Fred Phelps and the rest of his sick, twisted family, calling themselves the Westboro Baptist Church, are excerable and revolting stains upon our body politic. I wish they would go away.
But the result in this case today could not have been otherwise. If we are to take free speech seriously in this country, that means tolerating speech we don’t like. And it’s really easy to really not like Fred Phelps. But at the end of the day, Chief Justice Robers gets it right:
Westboro believes that America is morally flawed; many Americans might feel the same about Westboro. Westboro’s funeral picketing is certainly hurtful and its contribution to public discourse may be negligible. But Westboro addressed matters of public import on public property, in a peaceful manner, in full compliance with the guidance of local officials. The speech was indeed planned to coincide with Matthew Snyder’s funeral, but did not itself disrupt that funeral, and Westboro’s choice to conduct its picketing at that time and place did not alter the nature of its speech.

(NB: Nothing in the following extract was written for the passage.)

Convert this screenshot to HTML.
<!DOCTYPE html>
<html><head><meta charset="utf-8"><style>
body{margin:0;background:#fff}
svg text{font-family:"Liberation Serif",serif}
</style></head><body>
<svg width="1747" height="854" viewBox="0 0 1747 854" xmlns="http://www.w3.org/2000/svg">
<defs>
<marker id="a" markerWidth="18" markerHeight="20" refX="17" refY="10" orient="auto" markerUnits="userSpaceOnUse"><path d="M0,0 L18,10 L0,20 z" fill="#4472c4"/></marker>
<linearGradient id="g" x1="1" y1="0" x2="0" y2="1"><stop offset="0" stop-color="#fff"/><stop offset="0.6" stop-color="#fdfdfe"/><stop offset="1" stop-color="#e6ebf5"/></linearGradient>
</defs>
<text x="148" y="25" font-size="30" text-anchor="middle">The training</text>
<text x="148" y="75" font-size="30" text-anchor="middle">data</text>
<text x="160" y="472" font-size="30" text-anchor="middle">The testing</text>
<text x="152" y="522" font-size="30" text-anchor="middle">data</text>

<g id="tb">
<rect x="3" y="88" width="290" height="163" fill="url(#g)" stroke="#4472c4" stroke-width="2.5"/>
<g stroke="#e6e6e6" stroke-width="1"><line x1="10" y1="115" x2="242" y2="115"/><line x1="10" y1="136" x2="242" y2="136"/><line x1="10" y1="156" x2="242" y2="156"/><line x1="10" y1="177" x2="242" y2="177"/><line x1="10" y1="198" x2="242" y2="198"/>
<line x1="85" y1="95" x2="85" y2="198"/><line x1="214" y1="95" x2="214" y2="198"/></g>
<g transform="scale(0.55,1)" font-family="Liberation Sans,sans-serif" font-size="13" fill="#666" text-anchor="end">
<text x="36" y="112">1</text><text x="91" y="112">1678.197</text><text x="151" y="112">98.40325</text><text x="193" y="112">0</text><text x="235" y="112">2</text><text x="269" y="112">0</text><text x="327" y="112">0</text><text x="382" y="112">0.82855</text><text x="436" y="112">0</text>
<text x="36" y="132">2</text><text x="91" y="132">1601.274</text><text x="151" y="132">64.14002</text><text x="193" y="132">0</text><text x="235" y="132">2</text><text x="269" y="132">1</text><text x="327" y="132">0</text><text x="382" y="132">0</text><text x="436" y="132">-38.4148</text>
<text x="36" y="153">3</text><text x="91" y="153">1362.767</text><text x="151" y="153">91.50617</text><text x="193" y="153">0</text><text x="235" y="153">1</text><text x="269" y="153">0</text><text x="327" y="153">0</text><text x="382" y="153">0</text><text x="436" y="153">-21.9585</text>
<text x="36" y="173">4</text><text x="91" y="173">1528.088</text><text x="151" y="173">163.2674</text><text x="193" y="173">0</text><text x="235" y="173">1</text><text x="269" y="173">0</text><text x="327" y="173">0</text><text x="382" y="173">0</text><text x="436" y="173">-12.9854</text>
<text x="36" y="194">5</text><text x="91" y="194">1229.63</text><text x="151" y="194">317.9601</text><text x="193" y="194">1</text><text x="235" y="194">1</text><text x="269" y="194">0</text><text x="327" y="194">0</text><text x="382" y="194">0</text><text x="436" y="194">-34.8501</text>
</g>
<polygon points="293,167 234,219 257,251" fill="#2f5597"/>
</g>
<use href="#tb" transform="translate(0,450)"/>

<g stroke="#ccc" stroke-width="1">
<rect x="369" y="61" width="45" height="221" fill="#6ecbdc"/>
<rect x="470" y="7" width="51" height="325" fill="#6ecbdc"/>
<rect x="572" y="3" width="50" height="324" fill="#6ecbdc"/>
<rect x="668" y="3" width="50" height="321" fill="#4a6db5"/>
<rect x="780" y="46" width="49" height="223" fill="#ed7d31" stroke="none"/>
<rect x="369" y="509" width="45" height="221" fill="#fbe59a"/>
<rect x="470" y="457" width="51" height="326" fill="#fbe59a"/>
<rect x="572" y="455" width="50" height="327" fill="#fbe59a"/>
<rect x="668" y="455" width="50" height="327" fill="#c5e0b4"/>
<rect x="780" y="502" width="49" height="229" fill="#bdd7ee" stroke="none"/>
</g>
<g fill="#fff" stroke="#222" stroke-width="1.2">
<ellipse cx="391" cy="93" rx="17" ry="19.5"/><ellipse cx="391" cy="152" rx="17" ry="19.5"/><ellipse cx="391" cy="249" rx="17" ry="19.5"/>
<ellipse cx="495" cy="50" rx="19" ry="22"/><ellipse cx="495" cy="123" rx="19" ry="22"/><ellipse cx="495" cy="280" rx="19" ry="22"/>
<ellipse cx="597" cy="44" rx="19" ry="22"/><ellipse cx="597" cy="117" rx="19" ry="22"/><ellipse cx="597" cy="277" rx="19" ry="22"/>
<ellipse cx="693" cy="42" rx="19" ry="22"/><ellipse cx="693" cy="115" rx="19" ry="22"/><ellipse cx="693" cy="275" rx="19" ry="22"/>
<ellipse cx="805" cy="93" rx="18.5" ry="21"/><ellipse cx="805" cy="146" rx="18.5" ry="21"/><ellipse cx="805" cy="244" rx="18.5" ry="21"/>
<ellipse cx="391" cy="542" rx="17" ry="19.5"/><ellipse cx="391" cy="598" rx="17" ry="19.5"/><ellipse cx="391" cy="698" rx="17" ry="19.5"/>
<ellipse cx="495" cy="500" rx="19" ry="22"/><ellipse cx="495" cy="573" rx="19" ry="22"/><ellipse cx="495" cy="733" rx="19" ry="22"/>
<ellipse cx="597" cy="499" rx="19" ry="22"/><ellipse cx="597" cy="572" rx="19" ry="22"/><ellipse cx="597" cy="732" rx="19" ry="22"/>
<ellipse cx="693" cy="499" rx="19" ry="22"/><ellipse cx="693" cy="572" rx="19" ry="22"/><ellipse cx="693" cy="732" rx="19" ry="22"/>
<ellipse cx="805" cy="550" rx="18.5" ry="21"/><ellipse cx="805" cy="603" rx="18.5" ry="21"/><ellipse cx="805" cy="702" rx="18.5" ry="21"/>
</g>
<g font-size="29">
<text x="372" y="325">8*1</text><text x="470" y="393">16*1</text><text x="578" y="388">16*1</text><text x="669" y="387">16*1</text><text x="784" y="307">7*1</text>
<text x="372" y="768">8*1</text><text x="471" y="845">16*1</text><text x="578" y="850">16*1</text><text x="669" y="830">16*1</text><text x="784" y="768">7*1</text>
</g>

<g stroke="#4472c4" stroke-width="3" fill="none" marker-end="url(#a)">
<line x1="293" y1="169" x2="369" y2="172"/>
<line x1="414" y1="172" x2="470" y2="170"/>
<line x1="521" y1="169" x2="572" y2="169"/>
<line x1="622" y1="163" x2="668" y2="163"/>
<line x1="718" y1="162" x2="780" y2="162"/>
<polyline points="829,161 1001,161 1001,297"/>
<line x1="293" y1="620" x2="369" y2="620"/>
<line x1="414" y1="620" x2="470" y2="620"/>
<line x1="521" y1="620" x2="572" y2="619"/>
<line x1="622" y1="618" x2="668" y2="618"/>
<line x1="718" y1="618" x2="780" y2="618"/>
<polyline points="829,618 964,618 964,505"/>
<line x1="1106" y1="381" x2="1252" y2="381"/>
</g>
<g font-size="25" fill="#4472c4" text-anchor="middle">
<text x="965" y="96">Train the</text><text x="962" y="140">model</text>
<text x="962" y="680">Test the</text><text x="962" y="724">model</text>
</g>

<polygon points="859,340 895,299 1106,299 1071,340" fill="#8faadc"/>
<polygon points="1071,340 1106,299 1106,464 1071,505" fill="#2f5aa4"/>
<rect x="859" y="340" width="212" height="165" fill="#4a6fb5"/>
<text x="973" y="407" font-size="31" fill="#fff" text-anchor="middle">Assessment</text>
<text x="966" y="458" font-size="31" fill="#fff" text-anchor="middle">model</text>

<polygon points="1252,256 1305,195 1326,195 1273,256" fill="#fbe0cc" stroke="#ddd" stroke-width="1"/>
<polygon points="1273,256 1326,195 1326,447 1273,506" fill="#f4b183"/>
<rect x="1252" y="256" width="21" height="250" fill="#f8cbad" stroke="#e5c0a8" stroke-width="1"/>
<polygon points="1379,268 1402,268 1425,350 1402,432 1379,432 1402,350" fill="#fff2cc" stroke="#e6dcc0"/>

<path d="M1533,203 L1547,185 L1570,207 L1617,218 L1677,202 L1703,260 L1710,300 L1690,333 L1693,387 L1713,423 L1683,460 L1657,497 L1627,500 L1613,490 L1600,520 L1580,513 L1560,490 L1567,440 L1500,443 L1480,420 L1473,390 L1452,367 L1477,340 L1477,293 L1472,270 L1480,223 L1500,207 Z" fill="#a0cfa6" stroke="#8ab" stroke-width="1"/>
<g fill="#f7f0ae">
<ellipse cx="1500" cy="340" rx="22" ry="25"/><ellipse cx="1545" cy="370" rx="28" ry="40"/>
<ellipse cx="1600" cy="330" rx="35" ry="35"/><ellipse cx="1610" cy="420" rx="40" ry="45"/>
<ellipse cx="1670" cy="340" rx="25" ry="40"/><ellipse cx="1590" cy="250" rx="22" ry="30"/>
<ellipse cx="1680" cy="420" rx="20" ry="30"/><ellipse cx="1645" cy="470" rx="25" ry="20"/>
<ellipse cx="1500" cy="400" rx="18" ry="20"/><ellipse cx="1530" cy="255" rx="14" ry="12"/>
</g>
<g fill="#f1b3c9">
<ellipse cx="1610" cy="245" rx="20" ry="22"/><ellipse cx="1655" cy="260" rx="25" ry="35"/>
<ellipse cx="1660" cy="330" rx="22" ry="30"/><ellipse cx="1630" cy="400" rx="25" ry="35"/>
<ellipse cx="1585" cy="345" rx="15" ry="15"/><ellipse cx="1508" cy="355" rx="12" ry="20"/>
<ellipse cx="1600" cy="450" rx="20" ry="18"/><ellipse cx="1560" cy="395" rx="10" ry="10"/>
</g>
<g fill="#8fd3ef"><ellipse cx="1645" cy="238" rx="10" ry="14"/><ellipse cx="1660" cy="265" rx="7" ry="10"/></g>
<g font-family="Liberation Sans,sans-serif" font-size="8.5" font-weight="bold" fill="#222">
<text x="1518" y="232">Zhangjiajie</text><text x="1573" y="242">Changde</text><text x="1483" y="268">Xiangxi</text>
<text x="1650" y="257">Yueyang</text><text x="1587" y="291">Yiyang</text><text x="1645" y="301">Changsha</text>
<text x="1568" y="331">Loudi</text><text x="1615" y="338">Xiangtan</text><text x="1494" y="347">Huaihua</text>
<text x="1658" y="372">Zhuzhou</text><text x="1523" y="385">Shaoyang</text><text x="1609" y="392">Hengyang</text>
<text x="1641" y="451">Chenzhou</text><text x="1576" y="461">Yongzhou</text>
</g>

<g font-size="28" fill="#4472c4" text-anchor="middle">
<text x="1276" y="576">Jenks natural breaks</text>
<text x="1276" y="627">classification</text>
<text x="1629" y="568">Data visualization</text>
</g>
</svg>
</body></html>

Speech is powerful. It can stir people to action, move them to tears of both joy and sorrow, and—as it did here—inflict great pain. On the facts before us, we cannot react to that pain by punishing the speaker. As a Nation we have chosen a different course—to protect even hurtful speech on public issues to ensure that we do not stifle public debate. That choice requires that we shield Westboro from tort liability for its picketing in this case.
Really, if you think about it, a lot of the names that we associate with free speech law were engaged in speech that was thought of as really despicable at the time. The named parties in these cases are pornographers, communists, anarchists, flag-burners, and Klansmen. The most innocuous of them is Paul Robert Cohen, who protested the Vietnam war in a vulgar fashion. But if the Constitution does not protect the most ignoble among us, then it also will not protect the most noble. If Fred Phelps can be sued into oblivion for saying what he thinks is right, then you can too, and that isn’t an acceptable result. The lesser of the two evils is allowing Phelps to say some of the most hurtful things imaginable, with impunity.
Which is why we can, and must, celebrate the continued vitality of the First Amendment and the role of our courts in safeguarding our liberties in a sober and mature fashion; while today’s decision is a victory for free speech, we need not endorse the content of the speech thus protected.